Preventing Shattered Glass
The New Republic, a respectable American magazine in Billy Ray’s film "Shattered Glass", has a few problems. Journalistic fraud and deception are rife when the uncontrolled and uncontrollable Stephen Glass invents journalism in his own head. Unfounded facts and misleading stories reach the audiences while errors go unnoticed by the editors.
The journal that is advertised as the ‘in-flight magazine of Air Force One’ (Ray) publishes content that is often poorly checked, and in many cases – simply untrue. Eleven years later there are new ideas on of how such things might be prevented from taking place. New technologies and open communication hold the promise of preventing journalistic fraud and facilitating the creation of good journalism.
The integrity of journalism depends on truthful and accurate information. In many cases, and in particular in The New Republic information acquisition involved independent investigative journalists such as Stephen Glass practicing fieldwork, and fact-checkers checking facts against the journalists own notebook. Because every element of information produced by Glass was in essence proprietary – that is to say his findings could not be verified trough third parties – it was difficult to determine that his work in fact was truthful or accurate.
Perhaps in the most basic of terms one could suggest a number of practical policies which would have been likely to work towards decreasing the prevalence of journalistic fraud and form something of a baseline that many contemporary media creators already have or would be likely accept. In addition to such practical considerations there is a philosophical movement that is on the route of changing the established paradigms of journalism.
Firstly, on the practical side, a story with a picture is better than the one without a picture. Photographs have numerous functions in providing a comprehensive journalistic unit from illustration to commentary. At the very least pictures provide a proof duplicate of the events and action taking place before the journalist. At a higher level they can add structure to the story underlining key elements and putting emphasis on the main points. If taken by the very best of photographers pictures allow the journalist to accurately convey the kind of complexity that is only presentable by a visual device narrating the atmosphere of the story. Photography was a readily available tool at the time of The New Republic but was only used after the Glass scandal.

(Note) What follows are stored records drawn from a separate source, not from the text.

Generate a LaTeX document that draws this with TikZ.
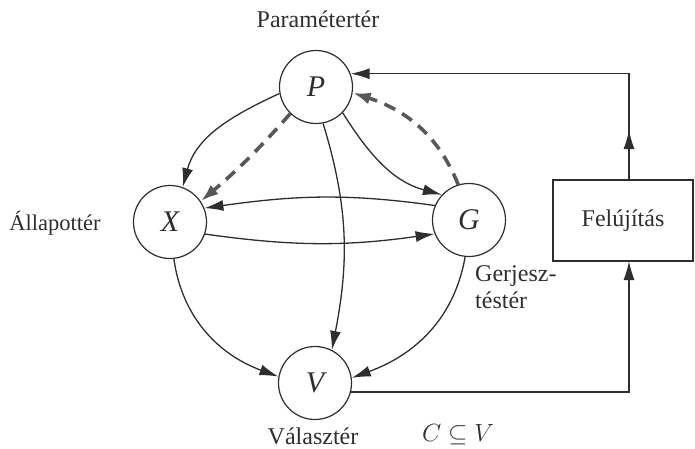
\documentclass[tikz,border=0pt]{standalone}
\usepackage{fontspec}
\setmainfont{Liberation Serif}
\usetikzlibrary{arrows.meta}
\definecolor{ink}{HTML}{2E2E2E}
\tikzset{
  every picture/.style={x=1pt,y=-1pt},
  circ/.style={circle,draw=ink,line width=1.2pt,minimum size=73pt,inner sep=0pt,font=\fontsize{30}{32}\selectfont\itshape,text=ink},
  lbl/.style={font=\fontsize{24}{27}\selectfont,text=ink,inner sep=0pt},
  con/.style={draw=ink,line width=1.3pt,-{Latex[length=19pt,width=11pt]}},
  dcon/.style={draw=ink!80,line width=3.6pt,dash pattern=on 12pt off 8pt,-{Latex[length=18pt,width=12pt]}},
  boxx/.style={draw=ink,line width=1.2pt,minimum width=140pt,minimum height=81pt,inner sep=0pt,font=\fontsize{24}{27}\selectfont,text=ink}
}
\begin{document}
\begin{tikzpicture}
\useasboundingbox (0,0) rectangle (695,448);
\node[circ] (P) at (316,87) {P};
\node[circ] (X) at (170,222) {X};
\node[circ] (G) at (469,220) {G};
\node[circ] (V) at (315,383) {V};
\node[boxx] (F) at (623,220.5) {Felújítás};

\node[lbl] (lp) at (318,19) {Paramétertér};
\node[lbl,font=\fontsize{22.5}{26}\selectfont] (lx) at (55,223) {Állapottér};
\node[lbl,align=left,anchor=north west] (lg) at (475,265) {Gerjesz-\\téstér};
\node[lbl,anchor=base] (lv) at (313,444) {Választér};
\node[lbl,font=\fontsize{27}{30}\selectfont,anchor=base] (lc) at (458,441) {$C\subseteq V$};

% solid connectors
\draw[con] (P.190) to[out=205,in=75] (X.70);
\draw[con] (P.281) to[out=-73,in=79] (V.63);
\draw[con] (P.316) to[out=-58,in=165] (G.137);
\draw[con] (G.157) to[out=172,in=8] (X.22);
\draw[con] (X.-19) to[out=-8,in=188] (G.202);
\draw[con] (X.-84) to[out=-82,in=160] (V.170);
\draw[con] (G.-96) to[out=-100,in=20] (V.8);

% dashed connectors
\draw[dcon] (P.226) to[bend left=4] (X.34);
\draw[dcon] (G.107) to[out=112,in=-18] (P.-9);

% feedback loop
\coordinate (m1) at (629,130);
\coordinate (fb) at (629,180);
\coordinate (ft) at (629,261);
\draw[con] (V.-14) -| (ft);
\draw[con] (fb) |- (P.21);
\draw[con] (fb) -- (m1);
\end{tikzpicture}
\end{document}
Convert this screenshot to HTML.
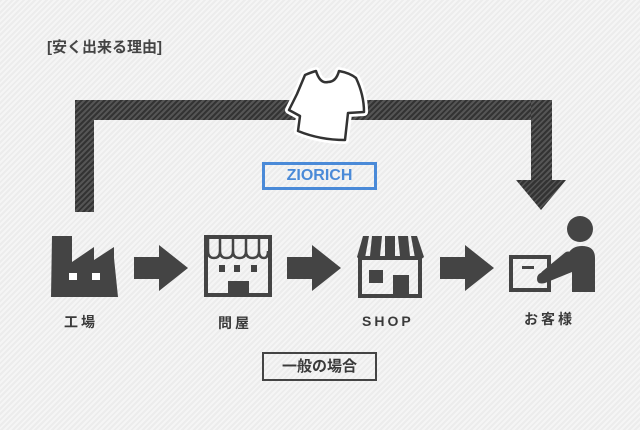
<!DOCTYPE html>
<html><head><meta charset="utf-8"><style>
html,body{margin:0;padding:0}
body{width:640px;height:430px;overflow:hidden;position:relative;
background:repeating-linear-gradient(135deg,#ececec 0 2px,#f5f5f5 2px 4px);
font-family:"Liberation Sans","Noto Sans CJK JP",sans-serif;color:#3a3a3a}
.t{position:absolute;font-weight:bold}
.bar{position:absolute;background:repeating-linear-gradient(135deg,#333 0 2px,#555 2px 4px)}
.box{position:absolute;box-sizing:border-box;text-align:center;font-weight:bold}
</style></head><body>
<div class="t" style="left:47px;top:36px;font-size:15px;color:#444">[安く出来る理由]</div>
<div class="bar" style="left:75px;top:100px;width:19px;height:112px"></div>
<div class="bar" style="left:75px;top:100px;width:477px;height:20px"></div>
<div class="bar" style="left:531px;top:100px;width:21px;height:82px"></div>
<svg width="640" height="430" style="position:absolute;left:0;top:0">
<defs><pattern id="p" width="4" height="4" patternUnits="userSpaceOnUse" patternTransform="rotate(45)"><rect width="4" height="4" fill="#333"/><rect width="1.5" height="4" fill="#555"/></pattern></defs>
<polygon points="516,180 566,180 541,210" fill="url(#p)"/>
<path d="M305,75 Q312,72 316,71 Q320,84 328,82 Q336,82 339,71 Q350,73 356,78 Q364,95 364,112 L348,113 L345,140 Q320,140 298,131 L300,116 L289,110 L297,94 Z" fill="#fff" stroke="#fff" stroke-width="8" stroke-linejoin="round"/>
<path d="M305,75 Q312,72 316,71 Q320,84 328,82 Q336,82 339,71 Q350,73 356,78 Q364,95 364,112 L348,113 L345,140 Q320,140 298,131 L300,116 L289,110 L297,94 Z" fill="#fff" stroke="#333" stroke-width="2.5" stroke-linejoin="round"/>
<!-- factory -->
<path d="M52,236 L72,236 L72,262 L94,247 L94,260 L114,247 L114,258 L118,297 L51,297 Z" fill="#444"/>
<rect x="69" y="273" width="8" height="7" fill="#fff"/><rect x="92" y="273" width="8" height="7" fill="#fff"/>
<!-- arrows -->
<g fill="#444">
<polygon points="134,257 159,257 159,245 188,268 159,291 159,279 134,279"/>
<polygon points="287,257 312,257 312,245 341,268 312,291 312,279 287,279"/>
<polygon points="440,257 465,257 465,245 494,268 465,291 465,279 440,279"/>
</g>
<!-- wholesaler -->
<rect x="206" y="237" width="64" height="58" fill="none" stroke="#444" stroke-width="4"/>
<g fill="none" stroke="#444" stroke-width="2.5">
<path d="M208,239 V251 Q208,258 214,258 Q220,258 220,251 V239 M220,251 Q220,258 226.5,258 Q233,258 233,251 V239 M233,251 Q233,258 239.5,258 Q246,258 246,251 V239 M246,251 Q246,258 252.5,258 Q259,258 259,251 V239 M259,251 Q259,258 264,258 Q268,258 268,251"/>
</g>
<rect x="219" y="265" width="6" height="7" fill="#444"/><rect x="234" y="265" width="6" height="7" fill="#444"/><rect x="251" y="265" width="6" height="7" fill="#444"/>
<rect x="228" y="281" width="21" height="15" fill="#444"/>
<!-- shop -->
<g fill="#444">
<path d="M363,236 L369,236 L365,258 Q360,261 357,257 Z"/>
<path d="M372,236 L382,236 L380,256 Q375,261 370,256 Z"/>
<path d="M385,236 L395,236 L395,256 Q390,261 385,256 Z"/>
<path d="M398,236 L408,236 L410,256 Q405,261 400,256 Z"/>
<path d="M411,236 L417,236 L424,257 Q420,261 415,258 Z"/>
</g>
<rect x="360" y="258" width="60" height="38" fill="none" stroke="#444" stroke-width="4"/>
<rect x="369" y="270" width="14" height="13" fill="#444"/>
<rect x="393" y="275" width="16" height="21" fill="#444"/>
<!-- customer -->
<circle cx="580" cy="229" r="13" fill="#444"/>
<path d="M568,254 Q572,246 582,246 Q595,246 595,258 L595,292 L572,292 L572,272 L545,283 Q537,285 537,279 Q537,273 544,272 L566,260 Z" fill="#444"/>
<rect x="511" y="257" width="38" height="33" fill="none" stroke="#444" stroke-width="4"/>
<rect x="522" y="266" width="12" height="3" fill="#444"/>
<path d="M568,256 L545,275" stroke="#444" stroke-width="9" stroke-linecap="round"/>
</svg>
<div class="box" style="left:262px;top:162px;width:115px;height:28px;border:3px solid #4a8ad8;color:#4a8ad8;font-size:16px;line-height:22px">ZIORICH</div>
<div class="t" style="left:64px;top:312px;font-size:14px;letter-spacing:3px">工場</div>
<div class="t" style="left:218px;top:313px;font-size:14px;letter-spacing:3px">問屋</div>
<div class="t" style="left:362px;top:313px;font-size:14px;letter-spacing:3px">SHOP</div>
<div class="t" style="left:524px;top:309px;font-size:14px;letter-spacing:3px">お客様</div>
<div class="box" style="left:262px;top:352px;width:115px;height:29px;border:2px solid #444;font-size:15px;line-height:25px">一般の場合</div>
</body></html>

Secondly, elements such as video and sound add new dimensions of proof and accuracy, as do the maps, charts and other elements that complement stories in many magazines, for example in the National Geographic. Television stations were the first to learn that without video there is no story. News outfits such as CNN were the first to innovate in the new media space; they learned that they can create trust by presenting relevant information from third party sources (such as respectable blogs) on the side of the story. Later that trend of collaboration caught on with other types of journalism. Because a range of these today known and understood features of journalism were not as widely implemented as today in smaller media because of cost or other reasons at the time of the Glass’s controversy in 1997 it was far simpler to deceive the public.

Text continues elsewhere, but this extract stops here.